**Written problem**.
Copy exactly the lines from the start of the data below through the one that carries "cell(COL_TOT, top, bottom, LIGHT)", and only those.

----

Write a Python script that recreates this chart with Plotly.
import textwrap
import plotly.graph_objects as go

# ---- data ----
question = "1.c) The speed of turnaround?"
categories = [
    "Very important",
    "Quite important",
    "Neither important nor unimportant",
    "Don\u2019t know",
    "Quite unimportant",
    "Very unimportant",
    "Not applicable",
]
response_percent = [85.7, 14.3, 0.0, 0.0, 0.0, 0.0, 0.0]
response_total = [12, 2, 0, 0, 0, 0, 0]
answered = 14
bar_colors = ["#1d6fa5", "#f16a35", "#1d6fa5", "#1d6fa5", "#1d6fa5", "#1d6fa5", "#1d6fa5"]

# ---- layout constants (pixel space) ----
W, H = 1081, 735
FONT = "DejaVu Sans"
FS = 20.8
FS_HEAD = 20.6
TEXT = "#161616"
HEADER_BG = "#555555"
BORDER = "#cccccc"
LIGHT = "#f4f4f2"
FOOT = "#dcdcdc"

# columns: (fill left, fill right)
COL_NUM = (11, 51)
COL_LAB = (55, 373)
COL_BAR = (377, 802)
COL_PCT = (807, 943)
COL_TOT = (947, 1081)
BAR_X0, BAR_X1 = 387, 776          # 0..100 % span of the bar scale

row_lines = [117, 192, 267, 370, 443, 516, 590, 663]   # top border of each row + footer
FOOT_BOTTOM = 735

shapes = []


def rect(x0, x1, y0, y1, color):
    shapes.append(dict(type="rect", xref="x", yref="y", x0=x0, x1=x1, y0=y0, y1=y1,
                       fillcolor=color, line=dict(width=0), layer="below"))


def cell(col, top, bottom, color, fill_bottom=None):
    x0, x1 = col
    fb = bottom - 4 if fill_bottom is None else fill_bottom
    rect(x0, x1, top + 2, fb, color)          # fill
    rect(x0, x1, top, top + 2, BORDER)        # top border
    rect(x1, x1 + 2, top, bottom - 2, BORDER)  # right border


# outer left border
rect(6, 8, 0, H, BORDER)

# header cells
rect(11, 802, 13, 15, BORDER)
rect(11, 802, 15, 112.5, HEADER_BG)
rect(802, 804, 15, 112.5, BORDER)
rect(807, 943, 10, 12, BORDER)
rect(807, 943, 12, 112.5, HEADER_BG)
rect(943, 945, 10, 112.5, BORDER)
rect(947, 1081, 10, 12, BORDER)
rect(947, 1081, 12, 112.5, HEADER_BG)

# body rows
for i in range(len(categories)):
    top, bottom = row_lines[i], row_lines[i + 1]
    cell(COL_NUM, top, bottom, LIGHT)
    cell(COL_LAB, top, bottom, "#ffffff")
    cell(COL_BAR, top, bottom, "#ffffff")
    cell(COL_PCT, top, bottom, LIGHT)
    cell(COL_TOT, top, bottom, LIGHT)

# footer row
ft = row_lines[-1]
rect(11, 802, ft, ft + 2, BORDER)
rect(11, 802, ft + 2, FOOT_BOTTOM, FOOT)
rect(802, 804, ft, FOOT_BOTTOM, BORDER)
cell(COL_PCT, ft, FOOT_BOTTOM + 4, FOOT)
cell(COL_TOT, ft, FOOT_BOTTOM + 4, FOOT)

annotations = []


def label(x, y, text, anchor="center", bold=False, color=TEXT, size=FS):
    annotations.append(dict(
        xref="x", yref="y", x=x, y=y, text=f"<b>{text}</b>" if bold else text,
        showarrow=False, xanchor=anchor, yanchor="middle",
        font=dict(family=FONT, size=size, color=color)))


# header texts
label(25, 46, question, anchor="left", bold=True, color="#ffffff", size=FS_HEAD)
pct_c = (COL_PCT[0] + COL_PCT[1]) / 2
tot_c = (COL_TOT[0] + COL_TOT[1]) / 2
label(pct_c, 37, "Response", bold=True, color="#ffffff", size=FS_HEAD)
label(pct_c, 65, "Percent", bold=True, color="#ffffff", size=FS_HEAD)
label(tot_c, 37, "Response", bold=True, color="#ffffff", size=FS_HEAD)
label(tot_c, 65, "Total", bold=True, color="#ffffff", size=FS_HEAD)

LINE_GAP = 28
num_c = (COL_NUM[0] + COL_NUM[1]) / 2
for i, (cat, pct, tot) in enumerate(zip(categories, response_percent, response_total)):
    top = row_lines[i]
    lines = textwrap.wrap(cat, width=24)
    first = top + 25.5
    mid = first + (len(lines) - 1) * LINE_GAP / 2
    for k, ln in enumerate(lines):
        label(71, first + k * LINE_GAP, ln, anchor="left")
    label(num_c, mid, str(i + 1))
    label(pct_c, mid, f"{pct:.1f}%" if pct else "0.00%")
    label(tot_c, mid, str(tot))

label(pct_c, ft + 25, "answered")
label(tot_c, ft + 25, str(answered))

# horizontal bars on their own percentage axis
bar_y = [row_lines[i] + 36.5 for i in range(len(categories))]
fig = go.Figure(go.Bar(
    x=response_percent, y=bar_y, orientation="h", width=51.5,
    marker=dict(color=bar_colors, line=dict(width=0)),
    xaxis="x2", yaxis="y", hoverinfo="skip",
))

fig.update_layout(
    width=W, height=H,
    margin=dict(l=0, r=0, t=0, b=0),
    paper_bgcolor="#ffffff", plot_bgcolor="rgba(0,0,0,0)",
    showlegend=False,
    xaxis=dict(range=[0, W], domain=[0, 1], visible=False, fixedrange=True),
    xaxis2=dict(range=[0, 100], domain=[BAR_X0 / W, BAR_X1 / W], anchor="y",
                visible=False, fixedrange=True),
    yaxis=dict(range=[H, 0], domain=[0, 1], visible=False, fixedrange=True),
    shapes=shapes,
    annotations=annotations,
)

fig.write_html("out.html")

----

**Exercise answer**.
Write a Python script that recreates this chart with Plotly.
import textwrap
import plotly.graph_objects as go

# ---- data ----
question = "1.c) The speed of turnaround?"
categories = [
    "Very important",
    "Quite important",
    "Neither important nor unimportant",
    "Don\u2019t know",
    "Quite unimportant",
    "Very unimportant",
    "Not applicable",
]
response_percent = [85.7, 14.3, 0.0, 0.0, 0.0, 0.0, 0.0]
response_total = [12, 2, 0, 0, 0, 0, 0]
answered = 14
bar_colors = ["#1d6fa5", "#f16a35", "#1d6fa5", "#1d6fa5", "#1d6fa5", "#1d6fa5", "#1d6fa5"]

# ---- layout constants (pixel space) ----
W, H = 1081, 735
FONT = "DejaVu Sans"
FS = 20.8
FS_HEAD = 20.6
TEXT = "#161616"
HEADER_BG = "#555555"
BORDER = "#cccccc"
LIGHT = "#f4f4f2"
FOOT = "#dcdcdc"

# columns: (fill left, fill right)
COL_NUM = (11, 51)
COL_LAB = (55, 373)
COL_BAR = (377, 802)
COL_PCT = (807, 943)
COL_TOT = (947, 1081)
BAR_X0, BAR_X1 = 387, 776          # 0..100 % span of the bar scale

row_lines = [117, 192, 267, 370, 443, 516, 590, 663]   # top border of each row + footer
FOOT_BOTTOM = 735

shapes = []


def rect(x0, x1, y0, y1, color):
    shapes.append(dict(type="rect", xref="x", yref="y", x0=x0, x1=x1, y0=y0, y1=y1,
                       fillcolor=color, line=dict(width=0), layer="below"))


def cell(col, top, bottom, color, fill_bottom=None):
    x0, x1 = col
    fb = bottom - 4 if fill_bottom is None else fill_bottom
    rect(x0, x1, top + 2, fb, color)          # fill
    rect(x0, x1, top, top + 2, BORDER)        # top border
    rect(x1, x1 + 2, top, bottom - 2, BORDER)  # right border


# outer left border
rect(6, 8, 0, H, BORDER)

# header cells
rect(11, 802, 13, 15, BORDER)
rect(11, 802, 15, 112.5, HEADER_BG)
rect(802, 804, 15, 112.5, BORDER)
rect(807, 943, 10, 12, BORDER)
rect(807, 943, 12, 112.5, HEADER_BG)
rect(943, 945, 10, 112.5, BORDER)
rect(947, 1081, 10, 12, BORDER)
rect(947, 1081, 12, 112.5, HEADER_BG)

# body rows
for i in range(len(categories)):
    top, bottom = row_lines[i], row_lines[i + 1]
    cell(COL_NUM, top, bottom, LIGHT)
    cell(COL_LAB, top, bottom, "#ffffff")
    cell(COL_BAR, top, bottom, "#ffffff")
    cell(COL_PCT, top, bottom, LIGHT)
    cell(COL_TOT, top, bottom, LIGHT)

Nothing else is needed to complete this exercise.